DeVito hadn’t appeared onstage since a 1976 off-Broadway production of “One Flew Over the Cuckoo’s Nest’’ with Kirk Douglas — which brought him to Hollywood three years later for the Oscar-winning movie version with Nicholson and, in 1978, the long-running sitcom “Taxi.’’

It was a five-month postponement forced by a “Sunny’’ cast member’s pregnancy that allowed DeVito to accept an “out of the blue’’ offer to star opposite Richard Griffiths in the revival of “The Sunshine Boys’’ on London’s West End.

“It was a total blast, a whole different lifestyle, performing in 106 shows, two on Wednesday and two on Saturday,’’ says the effusive DeVito, who shared an Oscar for producing “Erin Brockovich.’’

“There’s juice that comes from performing in front of a live audience, just like we did with ‘Taxi,’ ’’ he adds. “You have dinner after performing, and then you go to sleep. The newness of the experience just blew me away.’’
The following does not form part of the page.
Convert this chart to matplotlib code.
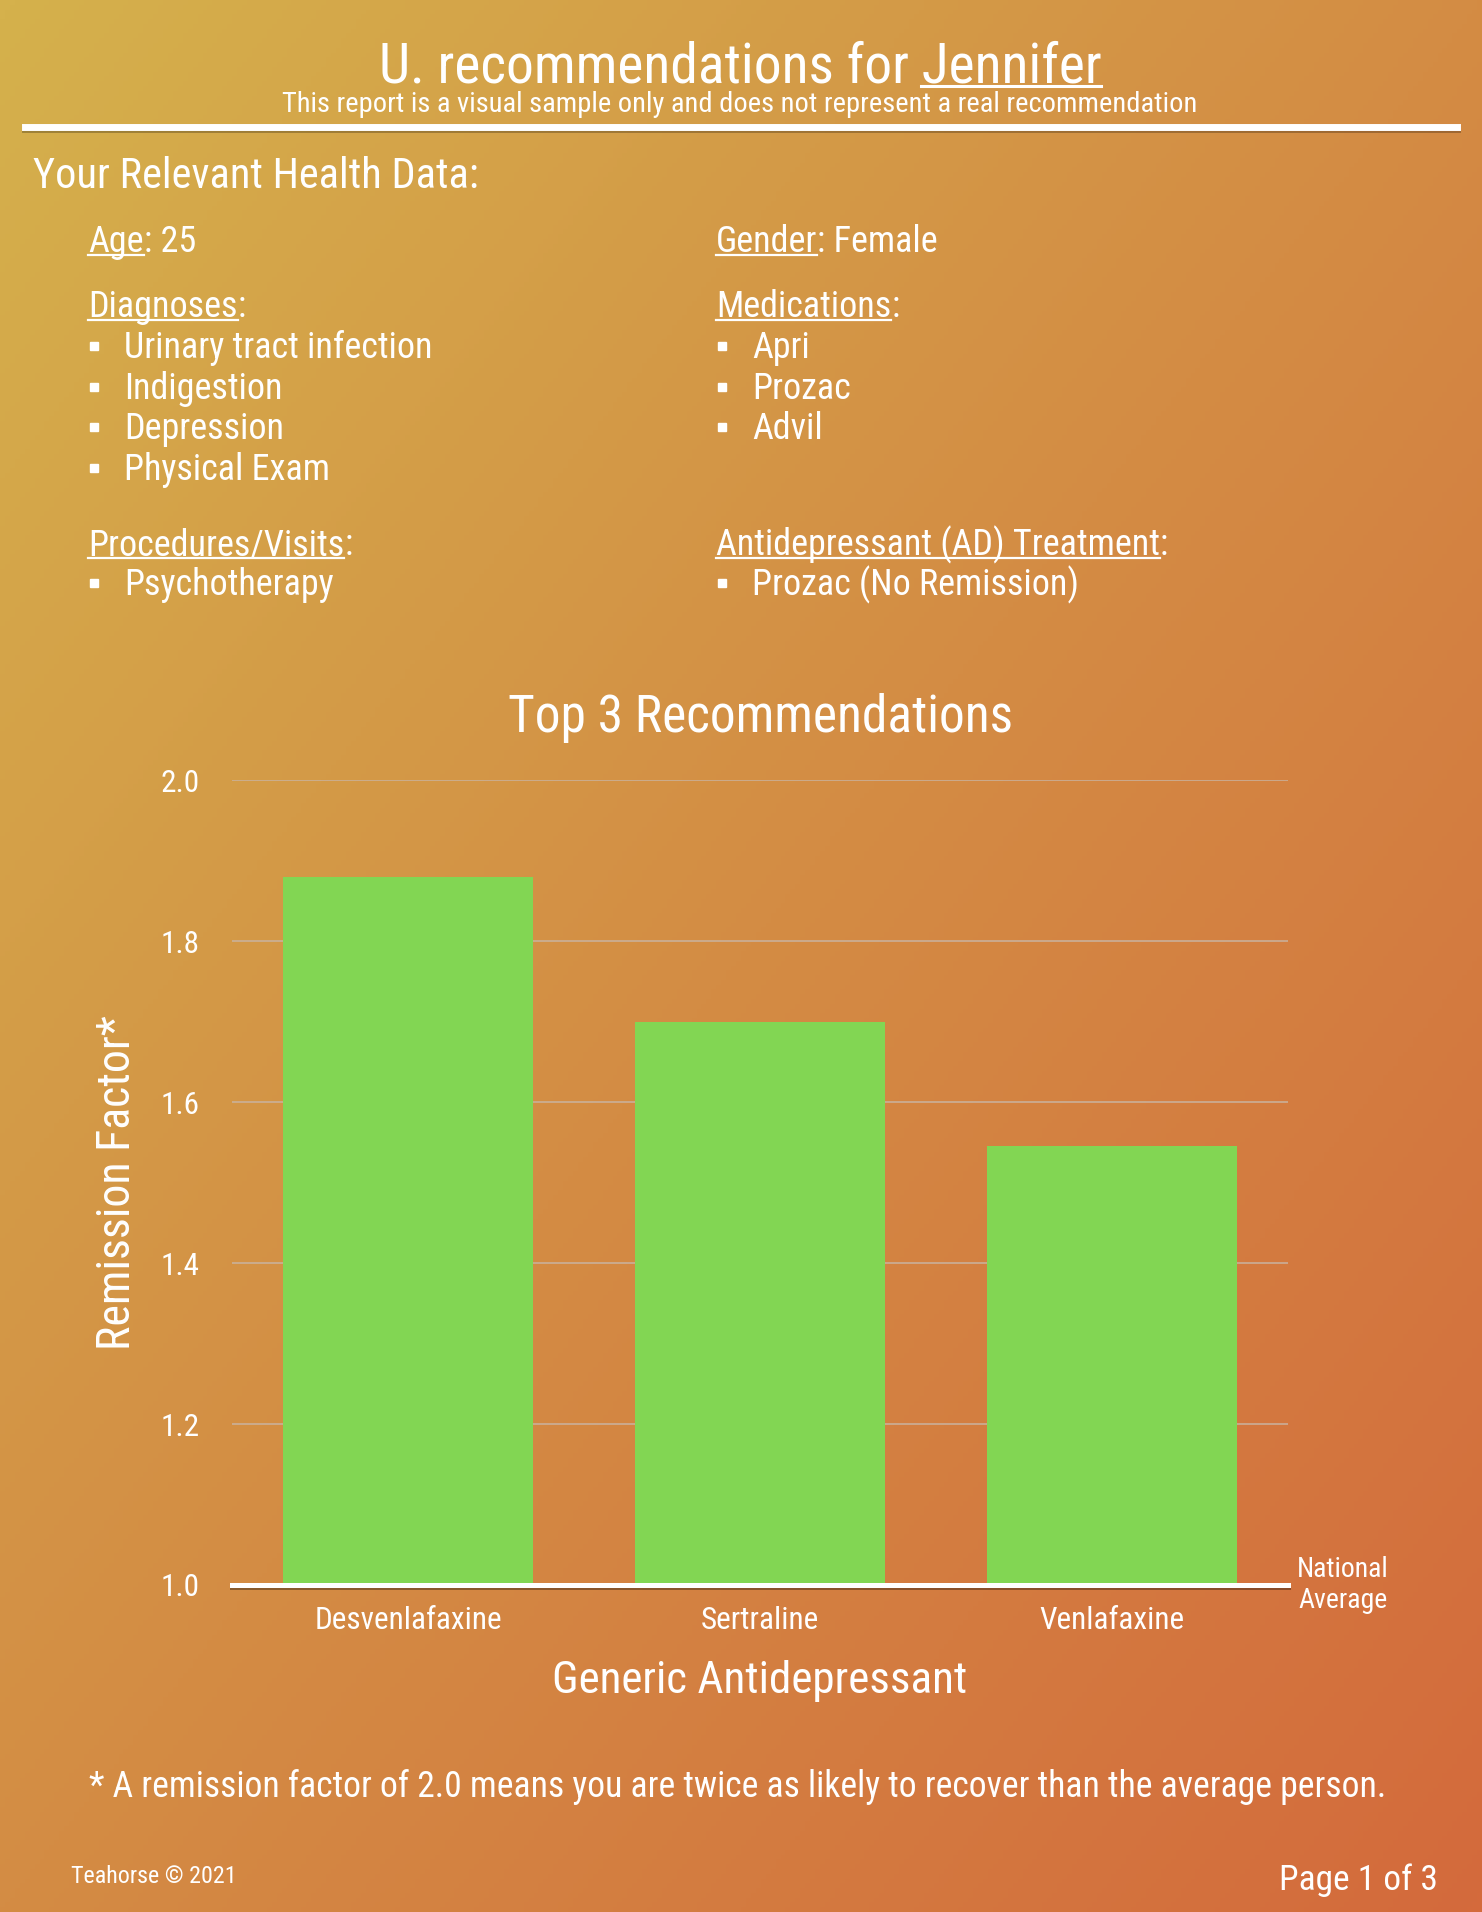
import numpy as np
import matplotlib
matplotlib.use("Agg")
import matplotlib.pyplot as plt
from matplotlib import font_manager
from matplotlib import patheffects
from matplotlib.colors import LinearSegmentedColormap

W, H = 1482, 1912

# chart data
drugs = ["Desvenlafaxine", "Sertraline", "Venlafaxine"]
remission = [1.88, 1.70, 1.545]
y_ticks = [1.0, 1.2, 1.4, 1.6, 1.8, 2.0]

# report text
patient_name = "Jennifer"
age = "25"
gender = "Female"
diagnoses = ["Urinary tract infection", "Indigestion", "Depression", "Physical Exam"]
medications = ["Apri", "Prozac", "Advil"]
procedures = ["Psychotherapy"]
ad_treatment = ["Prozac (No Remission)"]

installed = {f.name for f in font_manager.fontManager.ttflist}
fams = [f for f in ["Liberation Sans Narrow", "Roboto Condensed", "Open Sans Condensed"] if f in installed]
plt.rcParams["font.family"] = fams + ["DejaVu Sans"]

fig = plt.figure(figsize=(W / 100, H / 100), dpi=100)

# gradient background, also used as a pixel canvas for the page text
bg = fig.add_axes([0, 0, 1, 1])
gx, gy = np.meshgrid(np.linspace(0, 1, 300), np.linspace(0, 1, 400))
cmap = LinearSegmentedColormap.from_list("bg", ["#d5b14c", "#d38c44", "#d46a3c"])
bg.imshow((gx + gy) / 2, cmap=cmap, aspect="auto", extent=[0, W, H, 0], vmin=0, vmax=1)
bg.set_xlim(0, W)
bg.set_ylim(H, 0)
bg.set_axis_off()

renderer = fig.canvas.get_renderer()
inv = bg.transData.inverted()


def txt(x, y, s, size, **kw):
    kw.setdefault("va", "baseline")
    return bg.text(x, y, s, fontsize=size, color="white", **kw)


def width_of(t):
    bb = t.get_window_extent(renderer)
    (x0, _), (x1, _) = inv.transform([(bb.x0, bb.y0), (bb.x1, bb.y1)])
    return x0, x1


def field(x, y, word, rest, size=26):
    t = txt(x, y, word, size)
    x0, x1 = width_of(t)
    bg.plot([x0, x1], [y + 3, y + 3], color="white", lw=1.6)
    txt(x1, y, rest, size)


def bullets(x, y, items, size=26, step=40.7):
    for i, s in enumerate(items):
        yy = y + i * step
        bg.plot([x + 6], [yy - 12], marker="s", ms=5.5, color="white", lw=0)
        txt(x + 36, yy, s, size)


# header
title = txt(740, 82, "U. recommendations for " + patient_name, 40, ha="center")
tmp = txt(0, 0, patient_name, 40)
j0, j1 = width_of(tmp)
tmp.remove()
t0, t1 = width_of(title)
bg.plot([t1 - (j1 - j0), t1], [86, 86], color="white", lw=2.2)
txt(740, 112, "This report is a visual sample only and does not represent a real recommendation", 20.5, ha="center")
bg.plot([25, 1457], [126.5, 126.5], color="white", lw=5,
        path_effects=[patheffects.SimpleLineShadow(offset=(0, -1.5), alpha=0.25), patheffects.Normal()])

txt(33, 188, "Your Relevant Health Data:", 30.5)

field(88, 252, "Age", ": " + age)
field(716, 252, "Gender", ": " + gender)
field(88, 317, "Diagnoses", ":")
bullets(88, 358, diagnoses)
field(716, 317, "Medications", ":")
bullets(716, 358, medications)
field(88, 555, "Procedures/Visits", ":")
bullets(88, 595, procedures)
field(716, 555, "Antidepressant (AD) Treatment", ":")
bullets(716, 595, ad_treatment)

# chart
ax = fig.add_axes([232 / W, 1 - 1585 / H, 1056 / W, 805 / H])
ax.patch.set_alpha(0)
xpos = np.arange(len(drugs))
ax.bar(xpos, remission, width=0.71, color="#82d653", zorder=2)
ax.set_xlim(-0.5, len(drugs) - 0.5)
ax.set_ylim(y_ticks[0], y_ticks[-1])
ax.set_yticks(y_ticks)
ax.set_yticklabels([f"{v:.1f}" for v in y_ticks])
ax.set_xticks(xpos)
ax.set_xticklabels(drugs)
ax.yaxis.grid(True, color="#c9b3a0", lw=1.1, zorder=0)
ax.set_axisbelow(True)
for sp in ax.spines.values():
    sp.set_visible(False)
ax.tick_params(axis="both", length=0, colors="white", labelsize=22.5)
ax.tick_params(axis="y", pad=23)
ax.tick_params(axis="x", pad=15)
ax.axhline(1.0, color="white", lw=3.6, zorder=3, clip_on=False,
           path_effects=[patheffects.SimpleLineShadow(offset=(0, -1.5), alpha=0.35), patheffects.Normal()])

ax.set_title("Top 3 Recommendations", fontsize=37, color="white", y=1.06, pad=0)
ax.set_xlabel("Generic Antidepressant", fontsize=32.5, color="white", va="center")
ax.xaxis.set_label_coords(0.5, -0.119)
ax.set_ylabel("Remission Factor*", fontsize=33, color="white", va="center")
ax.yaxis.set_label_coords(-0.109, 0.5)
ax.text(1.0085, 0.0, "National\nAverage", transform=ax.transAxes, fontsize=20, color="white",
        ha="left", va="center", multialignment="center", linespacing=1.15)

# footer
txt(738, 1797, "* A remission factor of 2.0 means you are twice as likely to recover than the average person.", 25.7, ha="center")
txt(71, 1883, "Teahorse \u00a9 2021", 17.3)
txt(1438, 1890, "Page 1 of 3", 25.5, ha="right")

fig.savefig("out.png", dpi=100)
DeVito says there are plans to transfer the critically acclaimed production about battling vaudevillians to Broadway once they iron out any scheduling issues.

In the meantime, New Yorkers can see him play a downtrodden shower-door installer in “Hotel Noir,” a small indie thriller, set in 1958, that opens Oct. 12.

“It’s kind of a quirky movie,’’ he says. “I had dyed my hair white for ‘Sunshine,’ so just on a whim I decided to become a blond for this film. And then it turns out they’re shooting in black and white.’’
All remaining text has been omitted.